In the second session,VIN2183BU, Praveen and Qasim discussed performance details. After a short introduction, they dive deep into performance and how you can take advantage of the technology. First they discuss the different modes in which persistent memory can be exposed to the VM/Guest OS, I am listing these out as they are useful to know.
- vPMEMDisk = exposed to guest as a regular SCSI/NVMe device, VMDKs are stored on PMEM Datastore
- vPMEM = Exposes the NVDIMM device in a “passthrough manner, guest can use it as block device or byte addressable direct access device (DAX), this is the fastest mode and most modern OS’s support this
- vPMEM-aware = This is similar to the mode above, but the difference is that the application understands how to take advantage of vPMEM
Next they discussed the various performance tests and comparisons they have done.
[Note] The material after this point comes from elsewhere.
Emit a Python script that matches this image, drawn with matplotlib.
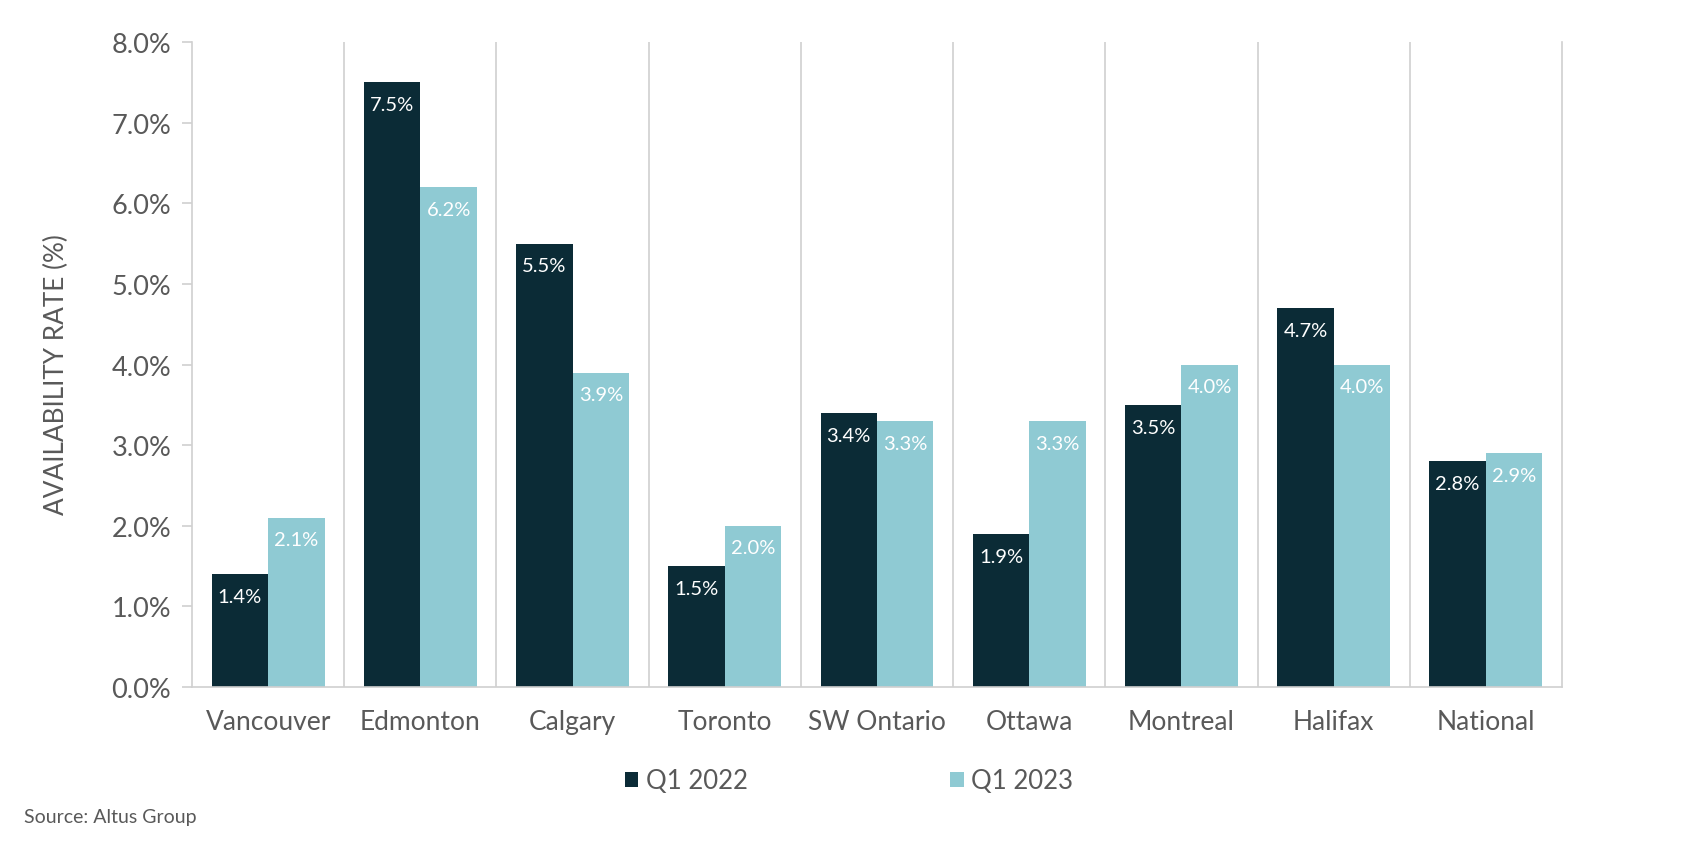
import matplotlib
matplotlib.use("Agg")
import matplotlib.pyplot as plt
import numpy as np
from matplotlib.ticker import FuncFormatter, MultipleLocator

categories = ["Vancouver", "Edmonton", "Calgary", "Toronto", "SW Ontario",
              "Ottawa", "Montreal", "Halifax", "National"]
q1_2022 = [1.4, 7.5, 5.5, 1.5, 3.4, 1.9, 3.5, 4.7, 2.8]
q1_2023 = [2.1, 6.2, 3.9, 2.0, 3.3, 3.3, 4.0, 4.0, 2.9]
series_names = ["Q1 2022", "Q1 2023"]
ylabel = "AVAILABILITY RATE (%)"
source = "Source: Altus Group"

plt.rcParams['font.family'] = ['Lato', 'DejaVu Sans']
dark = "#0B2B36"
light = "#8FCAD3"
text_gray = "#595959"
line_gray = "#D0D0D0"

W, H = 1690, 853
fig = plt.figure(figsize=(W / 100, H / 100), dpi=100)
ax = fig.add_axes([192 / W, 1 - 688 / H, (1562 - 192) / W, (688 - 43) / H])

x = np.arange(len(categories))
bw = 0.371
b1 = ax.bar(x - bw / 2, q1_2022, width=bw, color=dark, label=series_names[0])
b2 = ax.bar(x + bw / 2, q1_2023, width=bw, color=light, label=series_names[1])

for bars, vals in ((b1, q1_2022), (b2, q1_2023)):
    for rect, v in zip(bars, vals):
        ax.annotate(f"{v:.1f}%", (rect.get_x() + rect.get_width() / 2, v),
                    xytext=(0, -16), textcoords="offset points",
                    ha="center", va="center", color="white", fontsize=14.5)

ax.set_xlim(-0.5, len(categories) - 0.5)
ax.set_ylim(0, 8.0)
ax.yaxis.set_major_locator(MultipleLocator(1.0))
ax.yaxis.set_major_formatter(FuncFormatter(lambda v, p: f"{v:.1f}%"))

for xv in np.arange(0.5, len(categories) - 0.5, 1.0):
    ax.axvline(xv, color=line_gray, lw=1.2, zorder=0)

ax.spines["top"].set_visible(False)
for s in ("left", "right", "bottom"):
    ax.spines[s].set_color(line_gray)
    ax.spines[s].set_linewidth(1.2)

ax.set_xticks(x)
ax.set_xticklabels(categories, fontsize=19, color=text_gray)
ax.tick_params(axis="x", length=0, pad=16)
ax.tick_params(axis="y", length=7, color=line_gray, width=1.2,
               labelsize=19.5, labelcolor=text_gray, pad=8)

fig.text(56 / W, 1 - 375 / H, ylabel, rotation=90, ha="center", va="center",
         fontsize=18.8, color=text_gray)

fig.legend(handles=[b1, b2], labels=series_names, loc="center",
           bbox_to_anchor=(849 / W, 1 - 782 / H), ncol=2, frameon=False,
           fontsize=18.5, labelcolor=text_gray, handlelength=0.52, handleheight=0.52,
           handletextpad=0.28, columnspacing=7.9)

fig.text(24 / W, 1 - 818 / H, source, ha="left", va="center",
         fontsize=14, color=text_gray)

fig.savefig("out.png", dpi=100)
What they have tested is various modes and compare that as well to the performance of NVMe SSD. What stood out most to me is that both the vPMEM and vPMEM-Aware mode provide great performance, up to an 8x performance increase. In the case of vPMEMDisk that is different, and that has to do with the overhead there is. Because it is presented as a block device there’s significant IO amplification which in the case of “4KB random writes” even leads to a throughput that is lower for NVMDIMM than it is for NVMe. During the session it is mentioned that both VMware as well as Intel are looking to optimize their part of the solution to solve this issue. What was most impressive though wasn’t the throughput but the latency, there was a 225x improvement measured between NVMe and vPMEM and vPMEM-Aware. Although vPMEMDisk was higher than vPMEM and vPMEM-aware, it was still significantly lower than NVMe and very consistent across reads and writes.
This was just the FIO example, this is followed by examples for various applications both scale out and scale up solutions. What I found interesting were the Redis tests, nice performance gains at a much lower latency, but more importantly, the cost will probably go down when leveraging persistent memory instead of pure DRAM.
Last but not least tests were conducted around performance during vMotion and the peformance of the vMotion process itself. In both cases using vPMEM or vPMEM-aware can be very beneficial for the application and the vMotion process.
Both great sessions, again highly recommended watching both.